Baseball Hall of Fame
- Induction: 2014

= Omar Linares =

Cuban baseball player

Omar Linares Izquierdo (born October 23, 1967) is a Cuban former professional baseball third baseman, first baseman and coach. He played for the Cuba national baseball team as well as professionally for Vegueros de Pinar del Río of the Cuban National Series (SNB) and Chunichi Dragons of Nippon Professional Baseball (NPB).

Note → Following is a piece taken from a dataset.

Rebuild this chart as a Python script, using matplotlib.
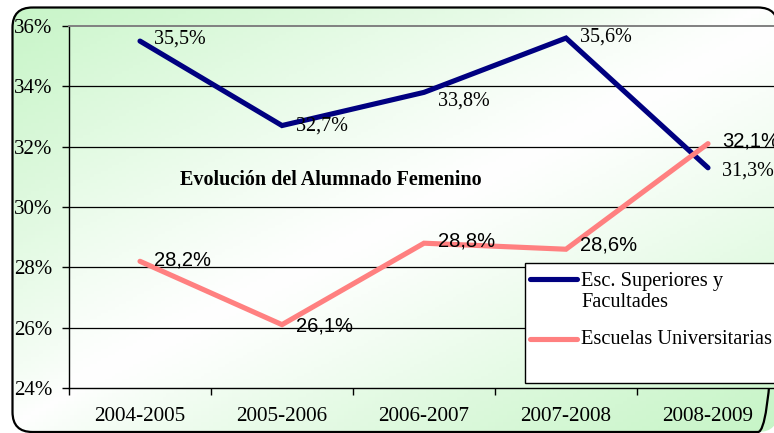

In 2009, Linares decided to become a hitting and first base coach for longtime rival team Industriales, helping them to conquer a national championship, his first as an assistant coach.

==Career in Cuba==
Linares spent 20 seasons with Pinar del Río in Cuba's National Series, compiling a career .368 batting average, the best in the league's history, with 404 home runs (third among all-times in Cuban league), 1,547 runs batted in and 264 stolen bases. He led the National Series in batting average four times, in RBIs four times and in walks six times. At the end of his career, Linares spent three seasons with the Chunichi Dragons of Japan's Central League, retiring in 2004.

==International career==
As a 14-year-old, Linares was the starting second baseman for the Cuba national youth team at the World Championship, where they won gold. The inclusion of Linares in the Cuba national baseball team at the age of 17, as an optional replacement of slugger Jose "Cheito" Rodriguez after his suspension by the Cuba National baseball commission, is attributed to former manager Jose Miguel Pineda. Linares was a mainstay on the national team under the guidance of Luis Giraldo Casanova during much of the 1980s and 1990s, as the starting third baseman on World Championship winning teams in 1986, 1988, 1990, 1994, 1998 and 2001. He was part of Cuba's Olympic gold medal teams in 1992 and 1996, and the silver medal team in 2000. Linares also played for the Cuba national team in their 1999 exhibition series versus the Baltimore Orioles of Major League Baseball.